In our case, we would use the userId
value to set routing during indexing and the same value during searching. You can imagine that for the same userId
value, the same hash value will be calculated and thus all the documents for that particular user will be placed in the same shard. Using the same value during searching will result in searching a single shard instead of the whole index.
Please remember that when using routing, you should still add a filter for the same value as the routing one. This is because you'll probably have more distinct routing values than the number of shards of which your index will be built. Because of that, a few distinct values can point to the same shard; if you were to omit the filtering, you would get data not for a single value you route on, but for all those that reside in a particular shard. The following diagram shows a simple illustration of how searching works with a custom routing value provided:
Now let's look at how we can specify the routing values.
Routing parameters
The simplest way (but not always the most convenient one) to provide routing values is to use the routing
parameter. When indexing or querying, you should just add the routing
parameter to your HTTP or set it by using the client library of your choice.
So, to index a sample document to the previously shown index, we would use the following command:
curl -XPUT 'http://localhost:9200/posts/post/1?routing=12' -d '{ "id": "1", "name": "Test document", "contents": "Test document", "userId": "12" }'
This is what our previous query would look like, if we were to add the routing
parameter:
curl –XGET 'http://localhost:9200/posts/_search?routing=12&q=userId:12'
As you can see, the same routing value was used during indexing and querying. We did that because we knew that during indexing we have used the value 12
. We wanted to point our query to the same shard, therefore we used exactly the same value.
Please note that you can specify multiple routing values, which should be separated by comma characters. For example, if we want the preceding query to be additionally routed with the use of the section
parameter (if such existed) and we also want to filter by this parameter, our query will look like the following:
curl –XGET 'http://localhost:9200/posts/_search?routing=12,6654&q=userId:12+AND+section:6654'
Routing fields
Specifying the routing value with each request that we send to ElasticSearch works, but it is not convenient. In fact, ElasticSearch allows us to define a field whose value will be used as the routing value during indexing, so we only need to provide the routing
parameter during querying. To do that, we need to add the following section to our type definition:
"_routing" : { "required" : true, "path" : "userId" }
The preceding definition means that the routing value needs to be provided (the "required": true
property); without it, an index request will fail. In addition to that we specified the path
attribute, which decides which field value of the document will be used as the routing value. In our case, the userId
field value will be used. These two parameters mean that each document we send for indexing needs to have the userId
field defined.

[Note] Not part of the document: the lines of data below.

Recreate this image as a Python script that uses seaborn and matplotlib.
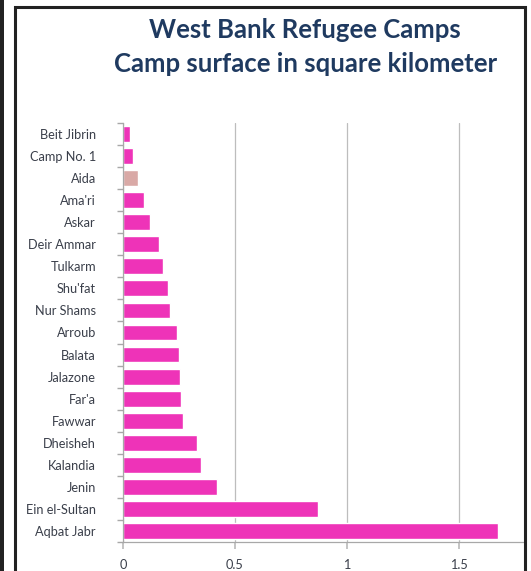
import matplotlib
matplotlib.use("Agg")
import matplotlib.pyplot as plt
import seaborn as sns
import pandas as pd
import numpy as np
from matplotlib.patches import Rectangle

camps = ["Beit Jibrin", "Camp No. 1", "Aida", "Ama'ri", "Askar", "Deir Ammar",
         "Tulkarm", "Shu'fat", "Nur Shams", "Arroub", "Balata", "Jalazone",
         "Far'a", "Fawwar", "Dheisheh", "Kalandia", "Jenin", "Ein el-Sultan",
         "Aqbat Jabr"]
surface = [0.03, 0.045, 0.067, 0.095, 0.12, 0.16, 0.18, 0.2, 0.21, 0.24,
           0.25, 0.253, 0.26, 0.27, 0.33, 0.35, 0.42, 0.87, 1.675]
highlight = "Aida"

df = pd.DataFrame({"camp": camps, "surface": surface})

sns.set_theme(style="white")
plt.rcParams['font.family'] = ['Lato', 'DejaVu Sans']

fig = plt.figure(figsize=(5.31, 5.71), dpi=100)
ax = fig.add_axes([0.2316, 0.0508, 0.7533, 0.7338])

palette = {c: ("#D9A9A6" if c == highlight else "#EE33B8") for c in camps}
sns.barplot(data=df, y="camp", x="surface", hue="camp", palette=palette,
            legend=False, width=0.72, ax=ax, saturation=1)

ax.set_xlim(0, 1.786)
ax.set_ylim(len(camps) - 0.5, -0.5)
ax.set_xticks([0, 0.5, 1, 1.5])
ax.set_xticklabels(["0", "0.5", "1", "1.5"])
ax.xaxis.grid(True, color="#BDBDBD", linewidth=0.9)
ax.set_axisbelow(True)
ax.set_xlabel("")
ax.set_ylabel("")

for s in ["top", "right"]:
    ax.spines[s].set_visible(False)
for s in ["left", "bottom"]:
    ax.spines[s].set_color("#A8A8A8")
    ax.spines[s].set_linewidth(0.9)

ax.tick_params(axis="y", which="major", length=0, pad=19.5, labelsize=9.2, labelcolor="#3A3F4A")
ax.set_yticks(np.arange(-0.5, len(camps), 1), minor=True)
ax.tick_params(axis="y", which="minor", length=4, color="#A8A8A8", left=True)
ax.tick_params(axis="x", length=5, color="#BDBDBD", bottom=True, labelsize=9.2,
               labelcolor="#3A3F4A", pad=7)

fig.text(0.575, 0.947, "West Bank Refugee Camps", ha="center", va="center",
         fontsize=18.5, fontweight="bold", color="#1F3A60")
fig.text(0.575, 0.888, "Camp surface in square kilometer", ha="center", va="center",
         fontsize=18.5, fontweight="bold", color="#1F3A60")

# surrounding frame lines of the original slide
W, H = 531, 571
fig.add_artist(Rectangle((0, 0), 3.5 / W, 1, transform=fig.transFigure,
                         facecolor="#222222", edgecolor="none"))
fig.add_artist(Rectangle((15 / W, -0.05), (525 - 15) / W, (571 - 7) / H + 0.05,
                         transform=fig.transFigure, facecolor="none",
                         edgecolor="#222222", linewidth=2.2))

fig.savefig("out.png", dpi=100)
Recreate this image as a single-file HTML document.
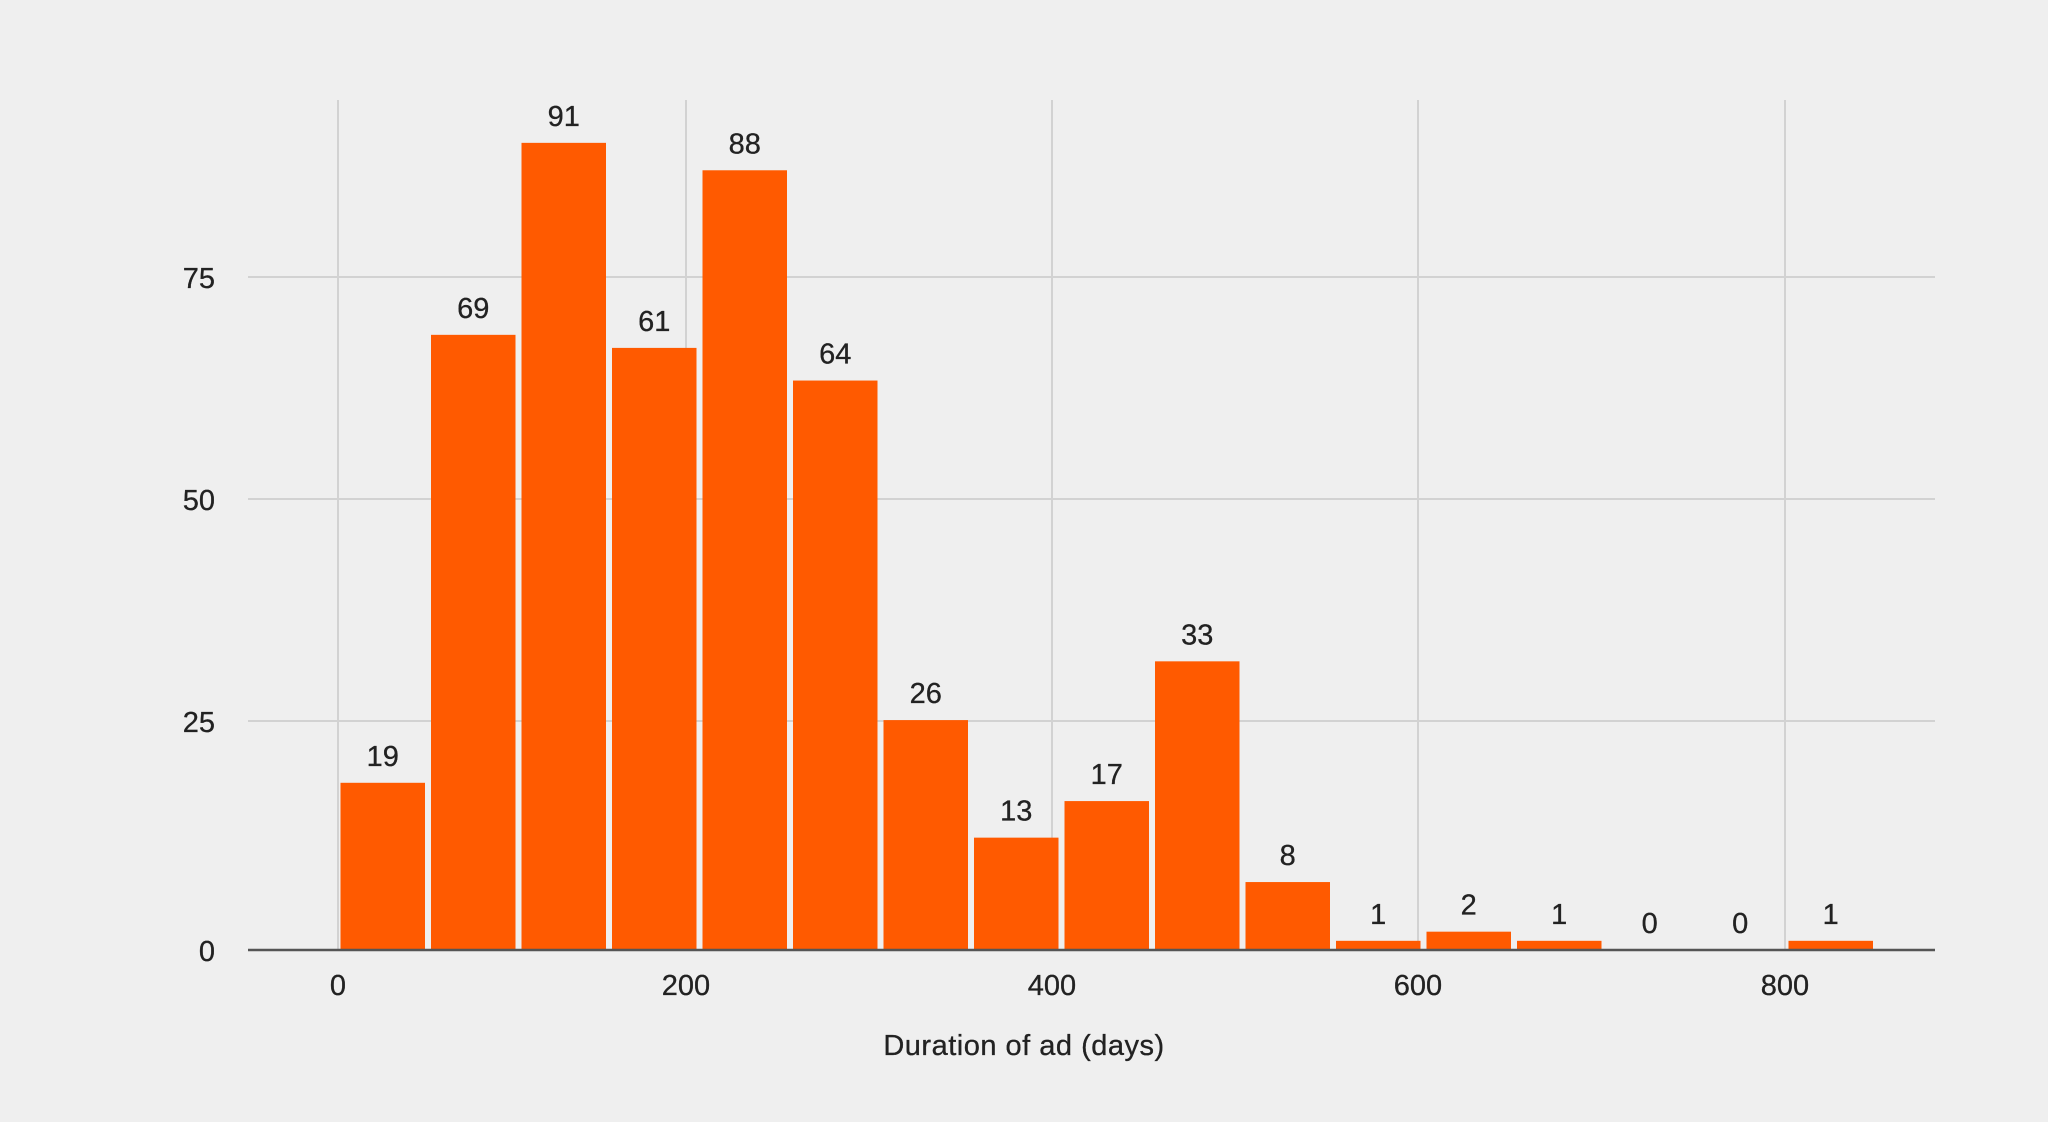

This is convenient, because we can now use batch indexing without the limitation of having all the documents from a single branch using the same routing value (which would be the case with the routing
parameter). However, please remember that when using the routing field, ElasticSearch needs to do some additional parsing. Therefore, it's a bit slower than the use of the routing
parameter.
After adding the routing part, the whole updated mappings file will be as follows:
{ "mappings" : { "post" : { "_routing" : { "required" : true, "path" : "userId" }, "properties" : { "id" : { "type" : "long", "store" : "yes", "precision_step" : "0" }, "name" : { "type" : "string", "store" : "yes", "index" : "analyzed" }, "contents" : { "type" : "string", "store" : "no", "index" : "analyzed" }, "userId" : { "type" : "long", "store" : "yes", "precision_step" : "0" } } } } }